= College of advanced technology (United Kingdom) =

Type of higher education institution

A college of advanced technology (CAT) was a type of higher education institution established in 1956 in England and Wales following the publication of a government white paper on technical education which listed 24 technical colleges in receipt of 75% grant for parts of their advanced work.

The government confirmed that the proportion of advanced work at these colleges should be increased so that they could develop as quickly as possible into colleges of advanced technology. Eventually ten of the 24 were confirmed as CATs. Birmingham College of Advanced Technology was the first to be so designated, in 1956.

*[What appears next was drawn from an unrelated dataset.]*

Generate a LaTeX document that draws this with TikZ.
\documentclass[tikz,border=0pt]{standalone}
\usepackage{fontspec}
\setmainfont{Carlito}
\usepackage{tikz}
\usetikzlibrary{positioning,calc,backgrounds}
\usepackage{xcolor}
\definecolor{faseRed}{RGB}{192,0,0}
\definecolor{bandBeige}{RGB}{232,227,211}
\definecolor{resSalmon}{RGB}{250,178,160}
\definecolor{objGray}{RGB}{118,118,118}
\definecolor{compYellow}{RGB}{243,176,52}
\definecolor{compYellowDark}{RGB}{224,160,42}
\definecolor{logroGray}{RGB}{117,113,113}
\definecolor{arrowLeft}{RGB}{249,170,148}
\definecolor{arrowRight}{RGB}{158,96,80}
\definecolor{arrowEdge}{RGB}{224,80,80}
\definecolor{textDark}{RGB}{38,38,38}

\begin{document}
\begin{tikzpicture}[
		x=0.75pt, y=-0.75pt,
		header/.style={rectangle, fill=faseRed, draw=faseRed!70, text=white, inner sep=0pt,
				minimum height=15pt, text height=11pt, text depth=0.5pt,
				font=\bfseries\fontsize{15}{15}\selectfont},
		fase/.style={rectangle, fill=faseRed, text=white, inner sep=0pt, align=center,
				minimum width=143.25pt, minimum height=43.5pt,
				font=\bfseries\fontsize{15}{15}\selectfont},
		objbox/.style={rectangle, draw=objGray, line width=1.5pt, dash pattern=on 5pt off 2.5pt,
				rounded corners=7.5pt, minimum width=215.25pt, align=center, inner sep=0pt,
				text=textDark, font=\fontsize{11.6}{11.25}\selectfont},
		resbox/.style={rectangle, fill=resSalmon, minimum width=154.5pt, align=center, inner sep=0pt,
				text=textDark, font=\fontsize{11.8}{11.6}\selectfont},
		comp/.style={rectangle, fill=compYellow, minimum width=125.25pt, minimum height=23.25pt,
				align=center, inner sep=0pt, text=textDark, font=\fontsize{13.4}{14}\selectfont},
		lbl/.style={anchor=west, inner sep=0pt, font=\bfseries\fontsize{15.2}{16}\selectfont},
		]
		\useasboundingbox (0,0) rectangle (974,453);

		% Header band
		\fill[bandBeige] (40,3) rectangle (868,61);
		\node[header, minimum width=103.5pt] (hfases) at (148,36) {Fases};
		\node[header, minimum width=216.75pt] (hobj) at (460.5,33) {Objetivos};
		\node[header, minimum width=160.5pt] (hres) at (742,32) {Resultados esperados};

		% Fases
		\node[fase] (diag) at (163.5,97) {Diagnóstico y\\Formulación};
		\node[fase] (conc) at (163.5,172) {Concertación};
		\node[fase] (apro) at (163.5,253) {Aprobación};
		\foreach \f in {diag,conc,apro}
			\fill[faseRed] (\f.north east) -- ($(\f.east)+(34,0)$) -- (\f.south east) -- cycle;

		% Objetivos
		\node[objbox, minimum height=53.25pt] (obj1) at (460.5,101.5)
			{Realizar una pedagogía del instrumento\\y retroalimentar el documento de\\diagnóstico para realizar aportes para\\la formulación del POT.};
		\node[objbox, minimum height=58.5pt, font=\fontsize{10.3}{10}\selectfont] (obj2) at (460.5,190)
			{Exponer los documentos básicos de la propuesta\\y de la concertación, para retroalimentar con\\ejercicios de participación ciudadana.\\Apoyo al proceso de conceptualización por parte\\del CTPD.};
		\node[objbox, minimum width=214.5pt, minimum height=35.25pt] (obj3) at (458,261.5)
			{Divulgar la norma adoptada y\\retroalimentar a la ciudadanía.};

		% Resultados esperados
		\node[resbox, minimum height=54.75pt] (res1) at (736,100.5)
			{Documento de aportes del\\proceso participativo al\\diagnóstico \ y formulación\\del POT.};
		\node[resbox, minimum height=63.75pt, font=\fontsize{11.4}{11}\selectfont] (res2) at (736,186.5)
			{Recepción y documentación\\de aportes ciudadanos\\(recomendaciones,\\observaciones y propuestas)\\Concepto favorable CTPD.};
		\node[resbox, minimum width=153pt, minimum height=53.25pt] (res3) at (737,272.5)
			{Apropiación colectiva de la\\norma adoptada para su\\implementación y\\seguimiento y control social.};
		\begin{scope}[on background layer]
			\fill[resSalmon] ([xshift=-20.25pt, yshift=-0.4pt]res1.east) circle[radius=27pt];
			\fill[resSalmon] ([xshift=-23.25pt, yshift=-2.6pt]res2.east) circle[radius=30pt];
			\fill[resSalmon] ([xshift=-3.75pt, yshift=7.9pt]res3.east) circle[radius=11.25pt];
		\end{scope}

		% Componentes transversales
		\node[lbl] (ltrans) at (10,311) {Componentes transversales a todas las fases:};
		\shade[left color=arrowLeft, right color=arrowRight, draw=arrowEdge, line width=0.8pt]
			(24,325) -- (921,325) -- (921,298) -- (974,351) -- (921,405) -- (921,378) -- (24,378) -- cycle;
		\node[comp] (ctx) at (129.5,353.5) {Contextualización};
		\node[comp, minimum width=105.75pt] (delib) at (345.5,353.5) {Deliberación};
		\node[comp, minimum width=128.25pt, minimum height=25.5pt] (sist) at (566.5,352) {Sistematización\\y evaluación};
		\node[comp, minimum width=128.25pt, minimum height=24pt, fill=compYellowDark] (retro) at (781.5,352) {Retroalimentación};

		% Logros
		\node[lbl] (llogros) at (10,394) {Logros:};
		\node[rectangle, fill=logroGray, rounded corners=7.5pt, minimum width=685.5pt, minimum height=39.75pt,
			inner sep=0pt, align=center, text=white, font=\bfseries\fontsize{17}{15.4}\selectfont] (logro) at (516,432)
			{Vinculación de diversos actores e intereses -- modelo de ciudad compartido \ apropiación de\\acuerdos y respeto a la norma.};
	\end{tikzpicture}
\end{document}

Originally under the control of local education authorities, on 1 April 1962 the CATs were removed from local authority control and became autonomous national institutions funded directly by the Ministry of Education. Following the Robbins Report of 1963, the colleges of advanced technology were expanded and awarded university status in 1966, sometimes grouped together with other 1960s "plate glass universities".

==The colleges==

The ten CATs and the universities they became were:

- Birmingham CAT became Aston University (the first designated college of advanced technology)
- Loughborough CAT became Loughborough University of Technology (afterwards Loughborough University)
- Northampton CAT (London) became City University, now part of City St George's, University of London
- Chelsea CAT became Chelsea College of Science and Technology as part of the University of London, then later was subsumed into King's College London
- Battersea CAT became the University of Surrey
- Brunel CAT became Brunel University (now Brunel University of London)
- Bristol CAT became the Bath University of Technology (afterwards University of Bath)
- Welsh CAT (in Cardiff) became the University of Wales Institute of Science and Technology (UWIST) before merging with other institutions to become part of Cardiff University
- Salford CAT (the Royal College of Advanced Technology) became the University of Salford
- Bradford Institute of Technology became the University of Bradford

==In Scotland==

Although CATs did not formally exist in Scotland, the same policy of former technical colleges that already delivered degree-level education being elevated to university status also took place north of the border in the 1960s. Notable examples were the Royal College of Science and Technology in Glasgow becoming the University of Strathclyde in 1964, Heriot-Watt College in Edinburgh becoming Heriot-Watt University in 1966, and, to a lesser extent, the former Queen's College, Dundee (a constituent of the University of St Andrews) becoming the University of Dundee in 1967.